AIM:
Leaving out all pictures, copy exactly the lines from the one containing "Write a web" down to the one containing "const ox = 77, oy = 321", both of them included.
== SUPPLIED RECORDS
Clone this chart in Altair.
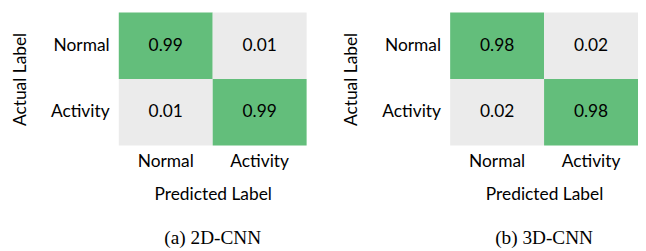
import altair as alt
import pandas as pd

classes = ["Normal", "Activity"]
cnn2d = [[0.99, 0.01], [0.01, 0.99]]
cnn3d = [[0.98, 0.02], [0.02, 0.98]]
captions = ["(a) 2D-CNN", "(b) 3D-CNN"]

GREEN = "#63be7b"
GRAY = "#ebebeb"
SANS = "Lato"
SERIF = "Liberation Serif"
FS = 18


def panel(mat, caption):
    rows = []
    for i, a in enumerate(classes):
        for j, p in enumerate(classes):
            rows.append({"actual": a, "pred": p, "value": mat[i][j]})
    df = pd.DataFrame(rows)
    base = alt.Chart(df).encode(
        x=alt.X("pred:N", sort=classes, title="Predicted Label",
                scale=alt.Scale(paddingInner=0, paddingOuter=0),
                axis=alt.Axis(orient="bottom", ticks=False, domain=False, labelAngle=0,
                              labelFont=SANS, labelFontSize=FS, labelColor="black",
                              labelPadding=8, titleFont=SANS, titleFontSize=FS,
                              titleFontWeight="normal", titleColor="black", titlePadding=16)),
        y=alt.Y("actual:N", sort=classes, title="Actual Label",
                scale=alt.Scale(paddingInner=0, paddingOuter=0),
                axis=alt.Axis(ticks=False, domain=False,
                              labelFont=SANS, labelFontSize=FS, labelColor="black",
                              labelPadding=10, titleFont=SANS, titleFontSize=FS,
                              titleFontWeight="normal", titleColor="black", titlePadding=22)),
    )
    rect = base.mark_rect().encode(
        color=alt.Color("value:Q", scale=alt.Scale(type="threshold", domain=[0.5], range=[GRAY, GREEN]),
                        legend=None)
    )
    text = base.mark_text(font=SANS, fontSize=FS, color="black").encode(
        text=alt.Text("value:Q", format=".2f")
    )
    return (rect + text).properties(
        width=195, height=138,
        title=alt.TitleParams(caption, orient="bottom", font=SERIF, fontSize=20,
                              fontWeight="normal", color="black", offset=26),
    )


chart = alt.hconcat(panel(cnn2d, captions[0]), panel(cnn3d, captions[1]), spacing=38).properties(
    padding={"left": 4, "top": 0, "right": 0, "bottom": 0}
).configure_view(stroke=None)

chart.save("out.html", embed_options={"renderer": "svg", "actions": False})
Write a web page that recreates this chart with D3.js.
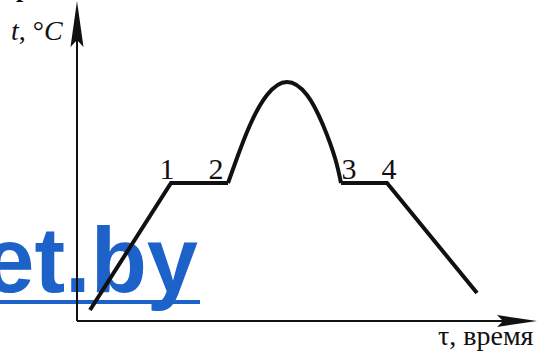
<!DOCTYPE html>
<html>
<head>
<meta charset="utf-8">
<script src="https://cdn.jsdelivr.net/npm/d3@7"></script>
<style>
  body { margin: 0; background: #fff; }
  svg { display: block; }
</style>
</head>
<body>
<svg id="chart" width="538" height="356"></svg>
<script>
// straight parts of the graph: time, temperature
const lineTimes = [1.3, 9.4, 15.1]
const lineTemps = [1.1, 13.8, 13.8]
const tailTimes = [26.4, 31.0, 40.0]
const tailTemps = [13.8, 13.8, 2.8]
// the hump between points 2 and 3
const arcTimes = [15.1, 16.0, 17.3, 19.0, 21.0, 23.0, 24.6, 25.8, 26.4]
const arcTemps = [13.8, 16.3, 19.6, 22.6, 23.9, 22.6, 19.6, 16.3, 13.8]
// numbered points
const pointLabels = ['1', '2', '3', '4']
const pointTimes = [9.4, 15.1, 26.4, 31.0]
const pointTemps = [13.8, 13.8, 13.8, 13.8]

function drawChart() {
  const svg = d3.select('#chart')
  const ox = 77, oy = 321

  const x = d3.scaleLinear().domain([0, 46]).range([ox, ox + 460])
  const y = d3.scaleLinear().domain([0, 31.9]).range([oy, oy - 319])

  // watermark
  svg.append('text')
    .attr('x', 198)
    .attr('y', 292)
    .attr('text-anchor', 'end')
    .attr('fill', '#1d62c9')
    .style('font-family', '"Liberation Sans", Arial, sans-serif')
    .style('font-weight', 700)
    .style('font-size', '92px')
    .text('et.by')
  svg.append('rect')
    .attr('x', 0).attr('y', 300)
    .attr('width', 200).attr('height', 4)
    .attr('fill', '#1d62c9')

  // cut off heading at the very top
  svg.append('text')
    .attr('x', 16).attr('y', -3)
    .style('font-family', '"Liberation Serif", serif')
    .style('font-weight', 700)
    .style('font-size', '26px')
    .text('р')

  // axes
  svg.append('line')
    .attr('x1', ox).attr('y1', oy)
    .attr('x2', ox).attr('y2', 30)
    .attr('stroke', '#111').attr('stroke-width', 2)
  svg.append('line')
    .attr('x1', ox).attr('y1', oy)
    .attr('x2', 510).attr('y2', oy)
    .attr('stroke', '#111').attr('stroke-width', 2)

  svg.append('path')
    .attr('d', `M${ox},1 L${ox + 6.5},47 L${ox},40 L${ox - 6.5},47 Z`)
    .attr('fill', '#111')
  svg.append('path')
    .attr('d', `M537,${oy} L497,${oy - 6} L503,${oy} L497,${oy + 6} Z`)
    .attr('fill', '#111')

  const serif = '"Liberation Serif", "Times New Roman", serif'

  const yTitle = svg.append('text')
    .attr('x', 11).attr('y', 40)
    .style('font-family', serif)
    .style('font-size', '28px')
    .attr('fill', '#111')
  yTitle.append('tspan').style('font-style', 'italic').text('t')
  yTitle.append('tspan').text(', °')
  yTitle.append('tspan').style('font-style', 'italic').text('C')

  svg.append('text')
    .attr('x', 438).attr('y', 345)
    .style('font-family', serif)
    .style('font-size', '28px')
    .attr('fill', '#111')
    .text('τ, время')

  // graph
  const line = d3.line()
    .x(d => x(d[0]))
    .y(d => y(d[1]))

  const lineData = d3.zip(lineTimes, lineTemps)
  const tailData = d3.zip(tailTimes, tailTemps)
  const arcData = d3.zip(arcTimes, arcTemps)

  ;[lineData, tailData].forEach(data => {
    svg.append('path')
      .attr('d', line(data))
      .attr('fill', 'none')
      .attr('stroke', '#111')
      .attr('stroke-width', 4)
      .attr('stroke-linejoin', 'miter')
  })

  svg.append('path')
    .attr('d', line.curve(d3.curveNatural)(arcData))
    .attr('fill', 'none')
    .attr('stroke', '#111')
    .attr('stroke-width', 4)

  const dx = [-4, -12, 8, 2]
  svg.selectAll('text.pt')
    .data(pointLabels)
    .join('text')
    .attr('class', 'pt')
    .attr('x', (d, i) => x(pointTimes[i]) + dx[i])
    .attr('y', (d, i) => y(pointTemps[i]) - 4)
    .attr('text-anchor', 'middle')
    .style('font-family', serif)
    .style('font-size', '30px')
    .attr('fill', '#111')
    .text(d => d)
}

document.addEventListener('DOMContentLoaded', drawChart, false)
</script>
</body>
</html>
====
TASK RESULT:
Write a web page that recreates this chart with D3.js.
<!DOCTYPE html>
<html>
<head>
<meta charset="utf-8">
<script src="https://cdn.jsdelivr.net/npm/d3@7"></script>
<style>
  body { margin: 0; background: #fff; }
  svg { display: block; }
</style>
</head>
<body>
<svg id="chart" width="538" height="356"></svg>
<script>
// straight parts of the graph: time, temperature
const lineTimes = [1.3, 9.4, 15.1]
const lineTemps = [1.1, 13.8, 13.8]
const tailTimes = [26.4, 31.0, 40.0]
const tailTemps = [13.8, 13.8, 2.8]
// the hump between points 2 and 3
const arcTimes = [15.1, 16.0, 17.3, 19.0, 21.0, 23.0, 24.6, 25.8, 26.4]
const arcTemps = [13.8, 16.3, 19.6, 22.6, 23.9, 22.6, 19.6, 16.3, 13.8]
// numbered points
const pointLabels = ['1', '2', '3', '4']
const pointTimes = [9.4, 15.1, 26.4, 31.0]
const pointTemps = [13.8, 13.8, 13.8, 13.8]

function drawChart() {
  const svg = d3.select('#chart')
  const ox = 77, oy = 321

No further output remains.